§ Supplied data
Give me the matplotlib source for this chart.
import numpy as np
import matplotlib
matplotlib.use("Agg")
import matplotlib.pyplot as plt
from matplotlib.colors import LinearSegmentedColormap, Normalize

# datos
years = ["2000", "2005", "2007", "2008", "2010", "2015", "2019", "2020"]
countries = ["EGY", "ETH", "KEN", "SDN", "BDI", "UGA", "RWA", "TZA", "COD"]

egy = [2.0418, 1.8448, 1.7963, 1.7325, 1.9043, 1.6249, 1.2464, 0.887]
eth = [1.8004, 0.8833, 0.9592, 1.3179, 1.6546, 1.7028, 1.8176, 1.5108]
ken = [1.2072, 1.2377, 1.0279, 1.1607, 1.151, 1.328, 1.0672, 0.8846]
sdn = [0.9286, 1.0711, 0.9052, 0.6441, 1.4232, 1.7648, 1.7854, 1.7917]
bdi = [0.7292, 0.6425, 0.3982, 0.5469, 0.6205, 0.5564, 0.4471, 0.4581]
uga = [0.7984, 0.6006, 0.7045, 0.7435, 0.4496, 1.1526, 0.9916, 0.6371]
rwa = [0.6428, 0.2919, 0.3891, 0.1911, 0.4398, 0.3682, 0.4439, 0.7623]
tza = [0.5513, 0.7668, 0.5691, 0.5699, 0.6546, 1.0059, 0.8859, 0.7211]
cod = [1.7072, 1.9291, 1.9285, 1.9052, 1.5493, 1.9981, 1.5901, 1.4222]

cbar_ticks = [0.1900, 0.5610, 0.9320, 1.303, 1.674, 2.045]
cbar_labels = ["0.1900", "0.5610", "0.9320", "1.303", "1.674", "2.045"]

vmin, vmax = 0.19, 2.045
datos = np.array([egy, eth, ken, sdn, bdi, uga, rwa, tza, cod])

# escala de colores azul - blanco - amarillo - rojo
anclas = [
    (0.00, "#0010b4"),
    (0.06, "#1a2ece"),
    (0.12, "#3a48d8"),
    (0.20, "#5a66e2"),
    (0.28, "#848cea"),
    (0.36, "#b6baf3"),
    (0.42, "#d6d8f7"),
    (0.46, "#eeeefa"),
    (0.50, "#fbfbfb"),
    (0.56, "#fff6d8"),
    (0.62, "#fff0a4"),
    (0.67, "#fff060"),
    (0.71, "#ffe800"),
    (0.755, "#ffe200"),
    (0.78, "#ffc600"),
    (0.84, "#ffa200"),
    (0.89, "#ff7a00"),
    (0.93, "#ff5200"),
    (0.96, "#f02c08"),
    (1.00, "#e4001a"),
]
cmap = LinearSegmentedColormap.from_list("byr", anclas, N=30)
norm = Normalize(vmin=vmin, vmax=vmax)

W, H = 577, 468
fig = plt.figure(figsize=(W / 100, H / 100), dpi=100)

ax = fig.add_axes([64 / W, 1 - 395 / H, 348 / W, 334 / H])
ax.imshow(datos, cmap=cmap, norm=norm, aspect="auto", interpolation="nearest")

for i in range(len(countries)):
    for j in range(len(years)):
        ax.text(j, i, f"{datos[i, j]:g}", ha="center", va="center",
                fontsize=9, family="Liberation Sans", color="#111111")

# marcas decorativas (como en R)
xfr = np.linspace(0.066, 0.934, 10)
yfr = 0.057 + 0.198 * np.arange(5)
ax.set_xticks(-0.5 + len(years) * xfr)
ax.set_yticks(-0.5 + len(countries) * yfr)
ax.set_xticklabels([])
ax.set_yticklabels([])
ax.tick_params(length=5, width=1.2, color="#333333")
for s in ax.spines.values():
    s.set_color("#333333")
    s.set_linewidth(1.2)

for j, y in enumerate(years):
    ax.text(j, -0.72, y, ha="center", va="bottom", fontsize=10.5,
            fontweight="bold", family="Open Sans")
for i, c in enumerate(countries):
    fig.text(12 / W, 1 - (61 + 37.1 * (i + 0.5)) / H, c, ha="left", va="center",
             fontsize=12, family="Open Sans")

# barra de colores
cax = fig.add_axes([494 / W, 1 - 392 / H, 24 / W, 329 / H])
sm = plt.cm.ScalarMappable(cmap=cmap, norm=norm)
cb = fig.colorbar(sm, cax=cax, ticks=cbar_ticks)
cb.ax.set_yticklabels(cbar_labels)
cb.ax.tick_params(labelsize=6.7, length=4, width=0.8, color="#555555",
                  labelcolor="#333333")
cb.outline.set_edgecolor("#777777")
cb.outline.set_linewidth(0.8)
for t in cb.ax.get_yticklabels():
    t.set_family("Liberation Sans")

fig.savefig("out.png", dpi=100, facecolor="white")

* * *

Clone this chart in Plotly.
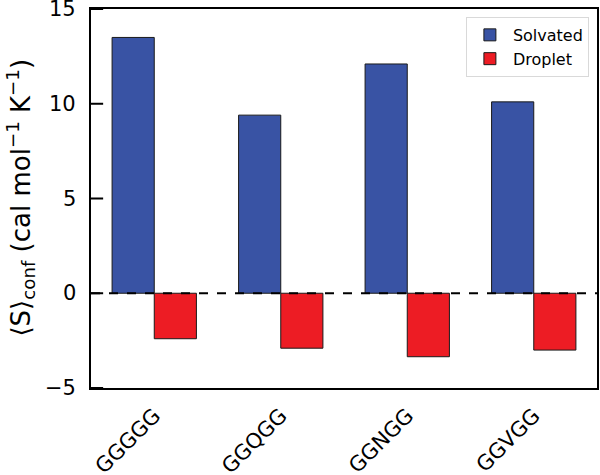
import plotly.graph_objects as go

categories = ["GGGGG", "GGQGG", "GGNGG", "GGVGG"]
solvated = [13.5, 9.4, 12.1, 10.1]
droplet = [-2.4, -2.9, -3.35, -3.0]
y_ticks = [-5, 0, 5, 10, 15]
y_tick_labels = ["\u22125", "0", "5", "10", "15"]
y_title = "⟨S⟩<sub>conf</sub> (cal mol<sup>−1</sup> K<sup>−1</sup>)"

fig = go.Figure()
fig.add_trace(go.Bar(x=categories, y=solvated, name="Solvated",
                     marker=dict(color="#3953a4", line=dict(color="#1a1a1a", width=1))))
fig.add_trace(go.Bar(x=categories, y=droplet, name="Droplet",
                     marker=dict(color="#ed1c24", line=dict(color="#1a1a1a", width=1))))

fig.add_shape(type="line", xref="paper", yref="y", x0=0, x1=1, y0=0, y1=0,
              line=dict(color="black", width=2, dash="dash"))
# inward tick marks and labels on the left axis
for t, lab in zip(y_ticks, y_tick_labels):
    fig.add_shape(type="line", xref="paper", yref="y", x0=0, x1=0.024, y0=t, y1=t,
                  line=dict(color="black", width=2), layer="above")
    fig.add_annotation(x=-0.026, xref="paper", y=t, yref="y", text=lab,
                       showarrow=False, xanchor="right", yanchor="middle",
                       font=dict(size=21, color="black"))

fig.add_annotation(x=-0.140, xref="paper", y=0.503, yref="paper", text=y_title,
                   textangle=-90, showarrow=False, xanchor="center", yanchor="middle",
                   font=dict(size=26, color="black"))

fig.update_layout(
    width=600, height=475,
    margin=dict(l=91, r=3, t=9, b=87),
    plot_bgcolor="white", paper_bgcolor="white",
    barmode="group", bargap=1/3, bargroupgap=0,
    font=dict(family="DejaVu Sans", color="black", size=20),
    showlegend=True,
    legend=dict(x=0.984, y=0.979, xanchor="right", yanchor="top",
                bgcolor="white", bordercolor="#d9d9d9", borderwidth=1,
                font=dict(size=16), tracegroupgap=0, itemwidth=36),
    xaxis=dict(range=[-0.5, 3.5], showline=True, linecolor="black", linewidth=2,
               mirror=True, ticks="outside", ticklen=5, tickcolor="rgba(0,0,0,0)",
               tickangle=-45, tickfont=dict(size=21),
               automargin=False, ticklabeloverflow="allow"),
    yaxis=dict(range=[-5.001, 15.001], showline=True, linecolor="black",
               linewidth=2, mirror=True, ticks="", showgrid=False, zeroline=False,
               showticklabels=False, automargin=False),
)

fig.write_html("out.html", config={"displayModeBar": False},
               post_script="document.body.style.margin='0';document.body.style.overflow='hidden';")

--

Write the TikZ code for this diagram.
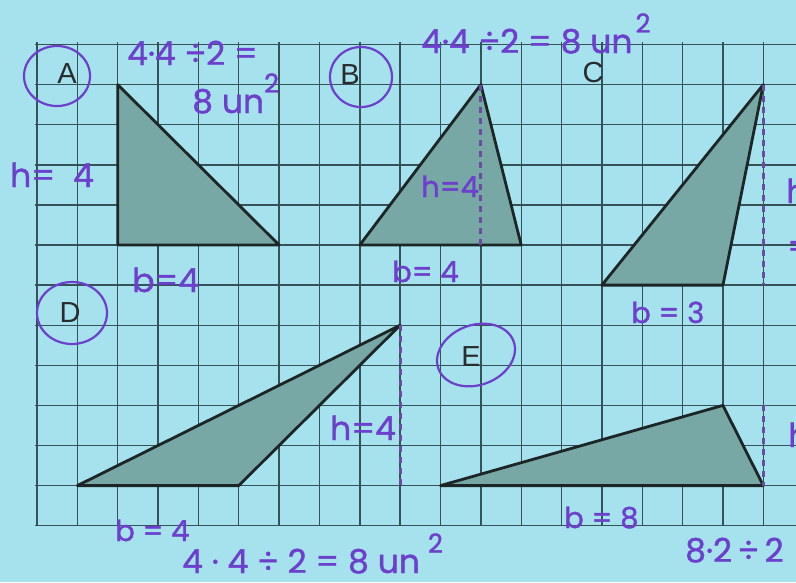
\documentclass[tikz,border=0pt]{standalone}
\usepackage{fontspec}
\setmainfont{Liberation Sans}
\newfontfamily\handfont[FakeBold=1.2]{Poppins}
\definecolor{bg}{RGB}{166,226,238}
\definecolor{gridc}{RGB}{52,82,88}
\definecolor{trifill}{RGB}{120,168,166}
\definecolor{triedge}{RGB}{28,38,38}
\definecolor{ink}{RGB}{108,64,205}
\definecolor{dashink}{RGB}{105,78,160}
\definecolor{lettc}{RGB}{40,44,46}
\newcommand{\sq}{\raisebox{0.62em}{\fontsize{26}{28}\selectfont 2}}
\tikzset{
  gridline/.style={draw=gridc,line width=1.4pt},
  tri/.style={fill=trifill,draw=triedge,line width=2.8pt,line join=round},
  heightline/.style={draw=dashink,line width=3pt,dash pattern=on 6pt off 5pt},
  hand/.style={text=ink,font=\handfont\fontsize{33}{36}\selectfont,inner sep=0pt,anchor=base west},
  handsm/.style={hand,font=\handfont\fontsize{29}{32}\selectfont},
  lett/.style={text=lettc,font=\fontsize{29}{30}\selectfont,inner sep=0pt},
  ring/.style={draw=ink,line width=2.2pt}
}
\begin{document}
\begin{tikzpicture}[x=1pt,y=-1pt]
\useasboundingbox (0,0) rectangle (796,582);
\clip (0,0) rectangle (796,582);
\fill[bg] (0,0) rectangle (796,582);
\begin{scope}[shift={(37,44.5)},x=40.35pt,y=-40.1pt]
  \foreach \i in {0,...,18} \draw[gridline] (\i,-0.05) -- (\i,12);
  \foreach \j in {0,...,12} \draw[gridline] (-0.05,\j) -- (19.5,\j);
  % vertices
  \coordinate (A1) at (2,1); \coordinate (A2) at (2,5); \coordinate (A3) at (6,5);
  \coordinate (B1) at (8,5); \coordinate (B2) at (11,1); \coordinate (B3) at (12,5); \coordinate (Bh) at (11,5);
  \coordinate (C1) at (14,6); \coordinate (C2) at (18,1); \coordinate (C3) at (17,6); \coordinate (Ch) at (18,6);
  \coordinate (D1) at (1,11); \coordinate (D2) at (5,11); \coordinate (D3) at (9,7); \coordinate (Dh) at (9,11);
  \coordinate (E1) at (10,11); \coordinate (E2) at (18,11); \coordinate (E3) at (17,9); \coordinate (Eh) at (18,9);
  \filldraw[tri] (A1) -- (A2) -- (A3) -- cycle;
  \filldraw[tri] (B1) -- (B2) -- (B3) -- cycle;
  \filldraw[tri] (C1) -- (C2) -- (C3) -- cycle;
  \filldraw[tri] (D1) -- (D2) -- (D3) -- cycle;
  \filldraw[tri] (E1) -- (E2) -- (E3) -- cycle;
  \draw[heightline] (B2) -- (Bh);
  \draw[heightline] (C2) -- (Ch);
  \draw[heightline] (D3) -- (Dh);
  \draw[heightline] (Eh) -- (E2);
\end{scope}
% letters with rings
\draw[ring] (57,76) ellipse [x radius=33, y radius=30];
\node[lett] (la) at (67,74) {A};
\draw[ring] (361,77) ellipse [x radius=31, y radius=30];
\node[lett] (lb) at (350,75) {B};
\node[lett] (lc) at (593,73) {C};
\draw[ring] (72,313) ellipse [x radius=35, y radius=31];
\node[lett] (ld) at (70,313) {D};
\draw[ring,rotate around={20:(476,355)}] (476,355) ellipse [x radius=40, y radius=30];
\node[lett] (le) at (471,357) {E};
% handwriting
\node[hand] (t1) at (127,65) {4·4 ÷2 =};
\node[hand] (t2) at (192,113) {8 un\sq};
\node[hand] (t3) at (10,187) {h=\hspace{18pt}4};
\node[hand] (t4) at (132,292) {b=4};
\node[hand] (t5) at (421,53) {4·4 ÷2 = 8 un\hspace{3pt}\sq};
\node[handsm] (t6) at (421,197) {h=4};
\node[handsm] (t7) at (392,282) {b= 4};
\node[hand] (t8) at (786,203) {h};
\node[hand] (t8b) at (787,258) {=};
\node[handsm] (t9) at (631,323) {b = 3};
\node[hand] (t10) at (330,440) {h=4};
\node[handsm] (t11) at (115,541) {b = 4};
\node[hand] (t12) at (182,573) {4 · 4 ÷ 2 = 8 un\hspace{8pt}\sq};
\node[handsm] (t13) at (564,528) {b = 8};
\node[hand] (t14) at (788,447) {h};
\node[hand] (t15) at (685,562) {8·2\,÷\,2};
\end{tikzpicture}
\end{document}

§ Written task
Every line of the listing that holds "chart" should be found and copied.

§ Written answer
Give me the matplotlib source for this chart.
Clone this chart in Plotly.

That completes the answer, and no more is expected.